■ Direction
Give the data below again exactly as written, without its pictures.

■ Data block

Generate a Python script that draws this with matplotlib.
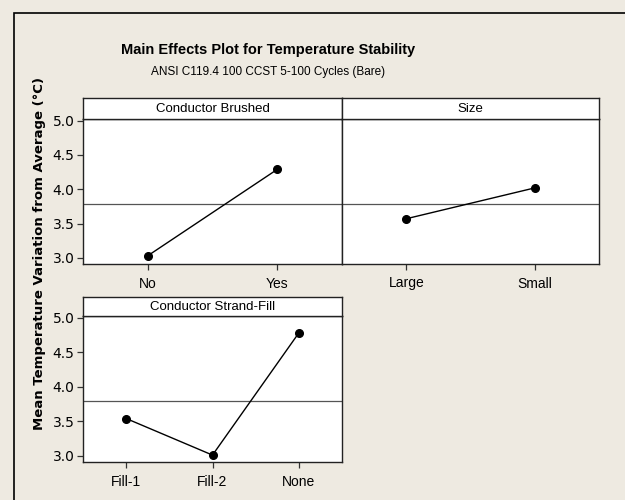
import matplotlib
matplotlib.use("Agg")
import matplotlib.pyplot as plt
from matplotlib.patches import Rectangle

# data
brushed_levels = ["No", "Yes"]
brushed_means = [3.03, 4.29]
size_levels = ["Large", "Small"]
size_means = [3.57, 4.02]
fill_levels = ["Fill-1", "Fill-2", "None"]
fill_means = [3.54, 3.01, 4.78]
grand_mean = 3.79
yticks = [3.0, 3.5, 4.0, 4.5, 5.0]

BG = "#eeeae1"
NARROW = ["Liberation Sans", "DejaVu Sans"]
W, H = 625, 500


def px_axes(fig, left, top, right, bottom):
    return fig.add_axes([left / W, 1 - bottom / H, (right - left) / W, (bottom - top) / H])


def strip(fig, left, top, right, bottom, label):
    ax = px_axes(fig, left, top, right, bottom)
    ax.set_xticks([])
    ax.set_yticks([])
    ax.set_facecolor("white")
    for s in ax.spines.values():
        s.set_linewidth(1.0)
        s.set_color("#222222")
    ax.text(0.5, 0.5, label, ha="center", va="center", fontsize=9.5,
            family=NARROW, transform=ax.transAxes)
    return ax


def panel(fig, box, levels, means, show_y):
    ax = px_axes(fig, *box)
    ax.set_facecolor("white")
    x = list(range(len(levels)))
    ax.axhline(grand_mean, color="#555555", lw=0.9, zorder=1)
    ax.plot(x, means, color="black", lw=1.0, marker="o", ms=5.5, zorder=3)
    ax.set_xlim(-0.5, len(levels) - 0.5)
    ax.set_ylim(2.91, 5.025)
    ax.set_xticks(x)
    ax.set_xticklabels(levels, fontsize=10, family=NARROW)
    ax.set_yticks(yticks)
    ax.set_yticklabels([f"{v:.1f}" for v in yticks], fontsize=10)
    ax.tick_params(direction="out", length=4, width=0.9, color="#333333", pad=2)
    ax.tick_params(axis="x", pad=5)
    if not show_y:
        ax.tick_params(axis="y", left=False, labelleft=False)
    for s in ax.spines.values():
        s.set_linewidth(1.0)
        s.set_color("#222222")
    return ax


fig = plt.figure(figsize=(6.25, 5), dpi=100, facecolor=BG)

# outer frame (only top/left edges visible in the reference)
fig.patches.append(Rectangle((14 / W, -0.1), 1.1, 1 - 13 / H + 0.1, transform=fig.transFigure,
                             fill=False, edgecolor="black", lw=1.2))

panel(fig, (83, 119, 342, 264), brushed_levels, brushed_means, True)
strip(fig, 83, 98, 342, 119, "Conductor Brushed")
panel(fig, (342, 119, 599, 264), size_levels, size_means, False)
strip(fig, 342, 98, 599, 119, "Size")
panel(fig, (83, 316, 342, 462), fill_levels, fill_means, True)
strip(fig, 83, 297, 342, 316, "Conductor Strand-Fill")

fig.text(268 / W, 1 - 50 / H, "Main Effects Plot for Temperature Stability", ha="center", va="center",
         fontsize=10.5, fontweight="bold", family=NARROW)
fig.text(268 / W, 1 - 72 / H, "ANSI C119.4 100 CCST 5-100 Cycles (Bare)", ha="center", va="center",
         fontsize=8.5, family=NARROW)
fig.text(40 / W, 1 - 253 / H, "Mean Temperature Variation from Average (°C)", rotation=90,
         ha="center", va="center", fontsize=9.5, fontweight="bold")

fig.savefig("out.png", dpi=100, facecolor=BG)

■ In response
Generate a Python script that draws this with matplotlib.
import matplotlib
matplotlib.use("Agg")
import matplotlib.pyplot as plt
from matplotlib.patches import Rectangle

# data
brushed_levels = ["No", "Yes"]
brushed_means = [3.03, 4.29]
size_levels = ["Large", "Small"]
size_means = [3.57, 4.02]
fill_levels = ["Fill-1", "Fill-2", "None"]
fill_means = [3.54, 3.01, 4.78]
grand_mean = 3.79
yticks = [3.0, 3.5, 4.0, 4.5, 5.0]

BG = "#eeeae1"
NARROW = ["Liberation Sans", "DejaVu Sans"]
W, H = 625, 500


def px_axes(fig, left, top, right, bottom):
    return fig.add_axes([left / W, 1 - bottom / H, (right - left) / W, (bottom - top) / H])


def strip(fig, left, top, right, bottom, label):
    ax = px_axes(fig, left, top, right, bottom)
    ax.set_xticks([])
    ax.set_yticks([])
    ax.set_facecolor("white")
    for s in ax.spines.values():
        s.set_linewidth(1.0)
        s.set_color("#222222")
    ax.text(0.5, 0.5, label, ha="center", va="center", fontsize=9.5,
            family=NARROW, transform=ax.transAxes)
    return ax


def panel(fig, box, levels, means, show_y):
    ax = px_axes(fig, *box)
    ax.set_facecolor("white")
    x = list(range(len(levels)))
    ax.axhline(grand_mean, color="#555555", lw=0.9, zorder=1)
    ax.plot(x, means, color="black", lw=1.0, marker="o", ms=5.5, zorder=3)
    ax.set_xlim(-0.5, len(levels) - 0.5)
    ax.set_ylim(2.91, 5.025)
    ax.set_xticks(x)
    ax.set_xticklabels(levels, fontsize=10, family=NARROW)
    ax.set_yticks(yticks)
    ax.set_yticklabels([f"{v:.1f}" for v in yticks], fontsize=10)
    ax.tick_params(direction="out", length=4, width=0.9, color="#333333", pad=2)
    ax.tick_params(axis="x", pad=5)
    if not show_y:
        ax.tick_params(axis="y", left=False, labelleft=False)
    for s in ax.spines.values():
        s.set_linewidth(1.0)
        s.set_color("#222222")
    return ax


fig = plt.figure(figsize=(6.25, 5), dpi=100, facecolor=BG)

# outer frame (only top/left edges visible in the reference)
fig.patches.append(Rectangle((14 / W, -0.1), 1.1, 1 - 13 / H + 0.1, transform=fig.transFigure,
                             fill=False, edgecolor="black", lw=1.2))

panel(fig, (83, 119, 342, 264), brushed_levels, brushed_means, True)
strip(fig, 83, 98, 342, 119, "Conductor Brushed")
panel(fig, (342, 119, 599, 264), size_levels, size_means, False)
strip(fig, 342, 98, 599, 119, "Size")
panel(fig, (83, 316, 342, 462), fill_levels, fill_means, True)
strip(fig, 83, 297, 342, 316, "Conductor Strand-Fill")

fig.text(268 / W, 1 - 50 / H, "Main Effects Plot for Temperature Stability", ha="center", va="center",
         fontsize=10.5, fontweight="bold", family=NARROW)
fig.text(268 / W, 1 - 72 / H, "ANSI C119.4 100 CCST 5-100 Cycles (Bare)", ha="center", va="center",
         fontsize=8.5, family=NARROW)
fig.text(40 / W, 1 - 253 / H, "Mean Temperature Variation from Average (°C)", rotation=90,
         ha="center", va="center", fontsize=9.5, fontweight="bold")

fig.savefig("out.png", dpi=100, facecolor=BG)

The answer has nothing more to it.